An den vierzehn Kreuzwegstationen empfanden Christen den Leidensweg Jesu nach.

„Gott segne unsere Fluren“, heißt es auf einem. Schlicht und einfach „Danke!“ auf ei­nem anderen. Ein drittes hat einen düsteren und fast ein wenig vorwurfsvollen Unter­ton. „Sieh oh Sünder hier dein Werk“, steht auf dem Sockel des 1907 gestifteten Kreuzes. „Im Kreuz allein ist Heil“, auf einem vierten, das zugleich Bestandteil eines Kreuzweges ist.

„Kreuzwege stellen den Leidensweg Christi nach“, erklärt Erwin Binder. „Viele Christen hatten das Bedürfnis, diesen nachzugehen, konnten sich aber keine Pilgerfahrt ins Hei­lige Land leisten. Um sich wenigstens geistig auf die Reise zu begeben, bildeten sie die Via Dolorosa mit den Kreuzwegstationen nach.“

Die Wegkreuzgruppe erinnert an Golgotha.

Meditationstexte können auch Nichtchristen helfen, einen Zugang zum Kreuzweg zu finden.

Für gewöhnlich sind es vierzehn solcher Stationen, von der Verurteilung Jesu zum Tod bis zur Grablegung.

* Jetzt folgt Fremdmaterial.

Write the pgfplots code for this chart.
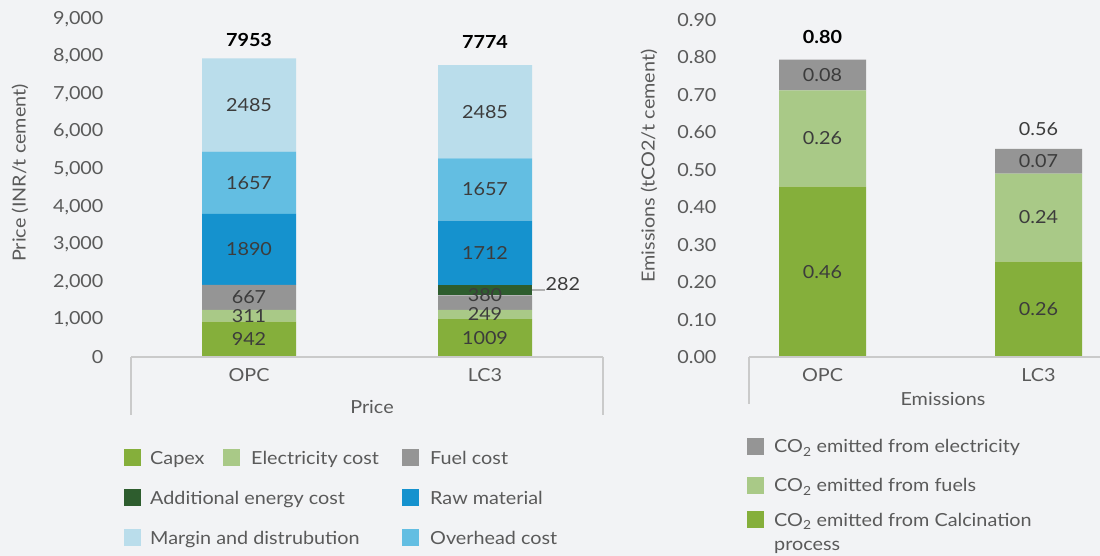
\documentclass[border=0pt]{standalone}
\usepackage{fontspec}
\setmainfont{Lato}[FakeStretch=1.1]
\usepackage{pgfplots}
\usepackage{pgfplotstable}
\pgfplotsset{compat=1.18}
\definecolor{bgc}{HTML}{F2F3F5}
\definecolor{capexc}{HTML}{85AF3B}
\definecolor{elecc}{HTML}{A9C987}
\definecolor{fuelc}{HTML}{959595}
\definecolor{addlc}{HTML}{2E5D2E}
\definecolor{rawc}{HTML}{1592CE}
\definecolor{overc}{HTML}{63BEE2}
\definecolor{marginc}{HTML}{BADDEB}
\definecolor{tickc}{HTML}{5A5A5A}
\definecolor{labc}{HTML}{3C3C3C}
\definecolor{axc}{HTML}{CACACA}
\newcommand\fs{\fontsize{18}{21.6}\selectfont}

\pgfplotstableread{
x capex elec fuel addl raw over margin
0 942 311 667 0 1890 1657 2485
1 1009 249 380 282 1712 1657 2485
}\pricedata
\pgfplotstableread{
x y label
0 471 942
0 1097.5 311
0 1586.5 667
0 2865 1890
0 4638.5 1657
0 6709.5 2485
1 504.5 1009
1 1133.5 249
1 1650 380
1 2776 1712
1 4460.5 1657
1 6531.5 2485
1.33 1944 282
}\pricelabels
\pgfplotstableread{
x y label
0 8440 7953
1 8390 7774
}\pricetotals
\pgfplotstableread{
x calc fuels elec
0 0.455 0.257 0.082
1 0.255 0.235 0.066
}\emdata
\pgfplotstableread{
x y label
0 0.2275 0.46
0 0.5835 0.26
0 0.753 0.08
1 0.1275 0.26
1 0.3725 0.24
1 0.523 0.07
1 0.6095 0.56
}\emlabels
\pgfplotstableread{
x y label
0 0.8546 0.80
}\emtotals

\pgfplotsset{
  common/.style={
    scale only axis, anchor=south west, clip=false,
    major tick length=0pt,
    axis line style={draw=none},
    tick label style={font=\fs, text=tickc},
    /pgf/number format/assume math mode=true,
    scaled y ticks=false,
    xtick={0,1}, xticklabels={OPC,LC3},
    xticklabel style={yshift=-8pt},
  },
  labaxis/.style={
    scale only axis, anchor=south west, clip=false, hide axis,
  },
  labs/.style={draw=none, mark=none, nodes near coords, point meta=explicit symbolic,
    nodes near coords align={anchor=center},
    every node near coord/.append style={font=\fs, text=labc, anchor=center}},
}

\begin{document}
\begin{tikzpicture}
\useasboundingbox (0pt,0pt) rectangle (1100pt,556pt);
\fill[bgc] (0pt,0pt) rectangle (1100pt,556pt);

% ---------- Price ----------
\begin{axis}[common, at={(131pt,199pt)}, width=472pt, height=338pt,
  xmin=-0.5, xmax=1.5, ymin=0, ymax=9000,
  ybar stacked, bar width=94pt,
  ytick={0,1000,2000,3000,4000,5000,6000,7000,8000,9000},
  yticklabel style={xshift=-24pt},
]
\addplot[fill=capexc, draw=none] table[x=x,y=capex] {\pricedata};
\addplot[fill=elecc, draw=none] table[x=x,y=elec] {\pricedata};
\addplot[fill=fuelc, draw=none] table[x=x,y=fuel] {\pricedata};
\addplot[fill=addlc, draw=none] table[x=x,y=addl] {\pricedata};
\addplot[fill=rawc, draw=none] table[x=x,y=raw] {\pricedata};
\addplot[fill=overc, draw=none] table[x=x,y=over] {\pricedata};
\addplot[fill=marginc, draw=none] table[x=x,y=margin] {\pricedata};
\end{axis}
\begin{axis}[labaxis, at={(131pt,199pt)}, width=472pt, height=338pt,
  xmin=-0.5, xmax=1.5, ymin=0, ymax=9000]
\addplot[labs] table[x=x,y=y,meta=label] {\pricelabels};
\addplot[labs, every node near coord/.append style={font=\fs\bfseries, text=black}] table[x=x,y=y,meta=label] {\pricetotals};
\draw[color=gray!60, line width=1.5pt] (axis cs:1.2,1779) -- (axis cs:1.256,1779);
\end{axis}

% ---------- Emissions ----------
\begin{axis}[common, at={(749pt,199pt)}, width=349pt, height=337pt,
  xmin=-0.3403, xmax=1.2755, ymin=0, ymax=0.9,
  ybar stacked, bar width=87pt,
  ytick={0,0.1,0.2,0.3,0.4,0.5,0.6,0.7,0.8,0.9},
  yticklabel style={xshift=-29pt, /pgf/number format/.cd, fixed, fixed zerofill, precision=2},
]
\addplot[fill=capexc, draw=none] table[x=x,y=calc] {\emdata};
\addplot[fill=elecc, draw=none] table[x=x,y=fuels] {\emdata};
\addplot[fill=fuelc, draw=none] table[x=x,y=elec] {\emdata};
\end{axis}
\begin{axis}[labaxis, at={(749pt,199pt)}, width=349pt, height=337pt,
  xmin=-0.3403, xmax=1.2755, ymin=0, ymax=0.9]
\addplot[labs] table[x=x,y=y,meta=label] {\emlabels};
\addplot[labs, every node near coord/.append style={font=\fs\bfseries, text=black}] table[x=x,y=y,meta=label] {\emtotals};
\end{axis}

% ---------- axis frames ----------
\draw[axc, line width=2pt] (131pt,199pt) -- (603pt,199pt);
\draw[axc, line width=2pt] (131pt,199pt) -- (131pt,141pt);
\draw[axc, line width=2pt] (603pt,199pt) -- (603pt,141pt);
\draw[axc, line width=2pt] (749pt,199pt) -- (1100pt,199pt);
\draw[axc, line width=2pt] (749pt,199pt) -- (749pt,152pt);

\node[font=\fs, text=tickc] at (372pt,149pt) {Price};
\node[font=\fs, text=tickc] at (943pt,157pt) {Emissions};
\node[font=\fs, text=tickc, rotate=90] at (20pt,383pt) {Price (INR/t cement)};
\node[font=\fs, text=tickc, rotate=90] at (649pt,390pt) {Emissions (tCO2/t cement)};

% ---------- legends ----------
\def\sq#1#2#3{\fill[#1] (#2pt-8.5pt,#3pt-8.5pt) rectangle (#2pt+8.5pt,#3pt+8.5pt);}
\def\lt#1#2#3{\node[font=\fs, text=tickc, anchor=base west, inner sep=0pt] at (#1pt,#2pt-6.5pt) {#3};}
\sq{capexc}{132.5}{98}  \lt{150}{98}{Capex}
\sq{elecc}{231.5}{98}   \lt{251}{98}{Electricity cost}
\sq{fuelc}{410.5}{98}   \lt{430}{98}{Fuel cost}
\sq{addlc}{132.5}{58}   \lt{150}{58}{Additional energy cost}
\sq{rawc}{410.5}{58}    \lt{430}{58}{Raw material}
\sq{marginc}{132.5}{18} \lt{150}{18}{Margin and distrubution}
\sq{overc}{410.5}{18}   \lt{430}{18}{Overhead cost}

\sq{fuelc}{755.5}{109.5} \lt{774}{109.5}{CO\textsubscript{2} emitted from electricity}
\sq{elecc}{755.5}{70.5}  \lt{774}{70.5}{CO\textsubscript{2} emitted from fuels}
\sq{capexc}{755.5}{36}   \lt{774}{36}{CO\textsubscript{2} emitted from Calcination}
\lt{774}{12}{process}
\end{tikzpicture}
\end{document}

Gelegentlich findet sich mit der Kreuzauffindung durch Kaiserin He­lena oder mit der Auferstehung auch eine fünfzehnte Station. Oft sind sie in Form von Bild­stöcken gehalten, das sind Säulen oder Pfeiler mit einem tabernakelartigen Auf­satz, die ein Bild oder eine Figur von Jesus, Maria oder eines Heiligen enthalten. Die­se Bild­stöcke oder „Marterl“ sind hauptsächlich in Süddeutschland verbreitet, häufig finden sie sich an Wegkreuzungen oder an Hofzufahrten. Mitunter sind sie so großzügig ge­stal­tet, dass der Übergang zur Feldkapelle fließend ist.

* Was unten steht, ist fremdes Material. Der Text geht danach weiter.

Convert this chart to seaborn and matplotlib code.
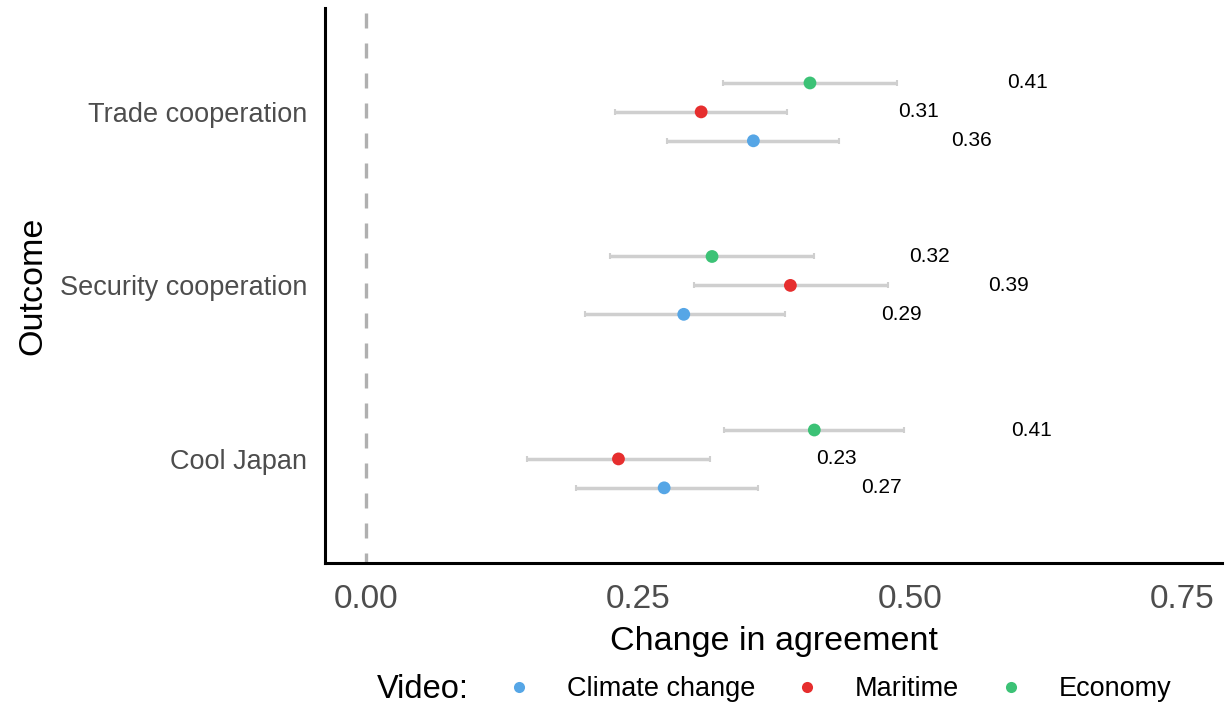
import matplotlib
matplotlib.use("Agg")
import matplotlib.pyplot as plt
from matplotlib.lines import Line2D
import numpy as np
import pandas as pd
import seaborn as sns

# data
outcomes = ["Cool Japan", "Security cooperation", "Trade cooperation"]
videos = ["Climate change", "Maritime", "Economy"]
est_climate = [0.274, 0.292, 0.356]
lo_climate = [0.193, 0.201, 0.277]
hi_climate = [0.360, 0.385, 0.435]
est_maritime = [0.232, 0.390, 0.308]
lo_maritime = [0.148, 0.301, 0.229]
hi_maritime = [0.316, 0.480, 0.387]
est_economy = [0.412, 0.318, 0.408]
lo_economy = [0.329, 0.224, 0.328]
hi_economy = [0.494, 0.412, 0.488]

colors = {"Climate change": "#56A6E6", "Maritime": "#E62E2E", "Economy": "#3CC276"}
offsets = {"Climate change": -1 / 6, "Maritime": 0.0, "Economy": 1 / 6}

rows = []
for vid, est, lo, hi in [("Climate change", est_climate, lo_climate, hi_climate),
                         ("Maritime", est_maritime, lo_maritime, hi_maritime),
                         ("Economy", est_economy, lo_economy, hi_economy)]:
    for i, out in enumerate(outcomes):
        rows.append({"outcome": out, "video": vid, "estimate": est[i],
                     "lo": lo[i], "hi": hi[i], "ypos": i + offsets[vid]})
df = pd.DataFrame(rows)

sns.set_style("white")
plt.rcParams["font.family"] = ["Liberation Sans", "DejaVu Sans"]
plt.rcParams["text.color"] = "black"

fig = plt.figure(figsize=(12.31, 7.06), dpi=100)
ax = fig.add_axes([0.264, 0.2025, 0.729, 0.7865])

ax.axvline(0, color="#B0B0B0", linestyle=(1.5, (4.5, 4.5)), linewidth=2.4, zorder=1)
ax.errorbar(df["estimate"], df["ypos"],
            xerr=[df["estimate"] - df["lo"], df["hi"] - df["estimate"]],
            fmt="none", ecolor="#CFCFCF", elinewidth=2.5, capsize=2,
            capthick=1.5, zorder=2)
sns.scatterplot(data=df, x="estimate", y="ypos", hue="video", palette=colors,
                s=85, edgecolor="none", legend=False, ax=ax, zorder=3)
for _, r in df.iterrows():
    ax.text(r["estimate"] + 0.2, r["ypos"], f"{r['estimate']:.2f}",
            ha="center", va="center", fontsize=15, color="black")

ax.set_xlim(-0.0377, 0.787)
ax.set_ylim(-0.6, 2.6)
ax.set_xticks([0, 0.25, 0.5, 0.75])
ax.set_xticklabels(["0.00", "0.25", "0.50", "0.75"])
ax.set_yticks(range(len(outcomes)))
ax.set_yticklabels(outcomes)
ax.tick_params(axis="x", length=6, width=1.5, color="#333333", labelsize=24,
               labelcolor="#4D4D4D", pad=9)
ax.tick_params(axis="y", length=0, labelsize=19.5, labelcolor="#4D4D4D", pad=13)
ax.set_xlabel("Change in agreement", fontsize=24.5, labelpad=8, color="black")
ax.set_ylabel("Outcome", fontsize=24.5, labelpad=8, color="black")
sns.despine(ax=ax)
for s in ["left", "bottom"]:
    ax.spines[s].set_linewidth(2.2)
    ax.spines[s].set_color("black")

handles = [Line2D([], [], marker="o", linestyle="none", markersize=8,
                  markerfacecolor=colors[v], markeredgecolor="none", label=v)
           for v in videos]
fig.text(0.306, 0.024, "Video:", fontsize=23.5, va="center", ha="left", color="black")
leg = fig.legend(handles=handles, loc="center", bbox_to_anchor=(0.681, 0.024), ncol=3,
                 frameon=False, fontsize=19.5, handlelength=1.0, handletextpad=1.28,
                 columnspacing=1.4, borderaxespad=0, borderpad=0)
for t in leg.get_texts():
    t.set_color("black")

fig.savefig("out.png", dpi=100)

An vielen Kleindenkmalen nagt der Zahn der Zeit

Religiöses Kleindenkmal: Der doppelgesichtige Marienbrunnen in Zwiefalten-Baach.

Auch Brücken- und Brunnenfiguren haben oft religiöse Motive als Sujet: Der heilige Chris­tophorus, der das Jesukind über den Fluss trägt, findet sich häufig auf Brü­cken­ge­ländern; Maria ist eine beliebte Brunnenfigur. Eine echte Besonderheit ist der dop­pel­gesichtige Marienbrunnen in Zwiefalten/Baach: Weil eine Brunnenstatue auf dem Dorf­platz von allen Seiten gesehen wird und von hinten reichlich langweilig wirkt, hat ihr der Künstler einfach zwei Vorderseiten verpasst und zwei Gesichter, die sich al­ler­dings nur einen Heiligenschein teilen.

Auch Grabsteine gehören zu den religiösen Kleindenkmalen.

Erst kürzlich wurde dieser Brunnen restauriert und die abblätternde Farbe erneuert. Vie­len Kleindenkmalen ergeht es weniger gut: Sie sind in schlechtem Zustand und müss­ten dringend restauriert werden. Meist fehlt aber das nötige Kleingeld um alle über­wu­cherten, vernachlässigten, bröckeligen oder zerstörten Denkmale zu renovieren. Häu­fig sind die Besitzverhältnisse und damit die Zuständigkeit unklar; oft fehlt auch das In­te­resse. Das ist schade, denn mit ihnen verschwindet auch immer ein Stück Geschich­te.

Der pen­sio­nierte Pfarrer Erwin Binder ergänzt: „Kreuzwege, Feldkapellen und Bild­stöcke sind Orte der inneren Einkehr und der Besinnung. Es ist schade, wenn sol­che Plätze vernachlässigt und nicht mehr genutzt werden.“

Wer sich spirituell weiter mit dem Thema auseinandersetzen möchte, dem seien die Meditationstexte von Weihbischof Florian Kuttner ans Herz gelegt. Legenden, Sagen und Geistergeschichten rund um Wegkreuze, Marterln und Kapellen liefert das Buch von Helene Reißmann.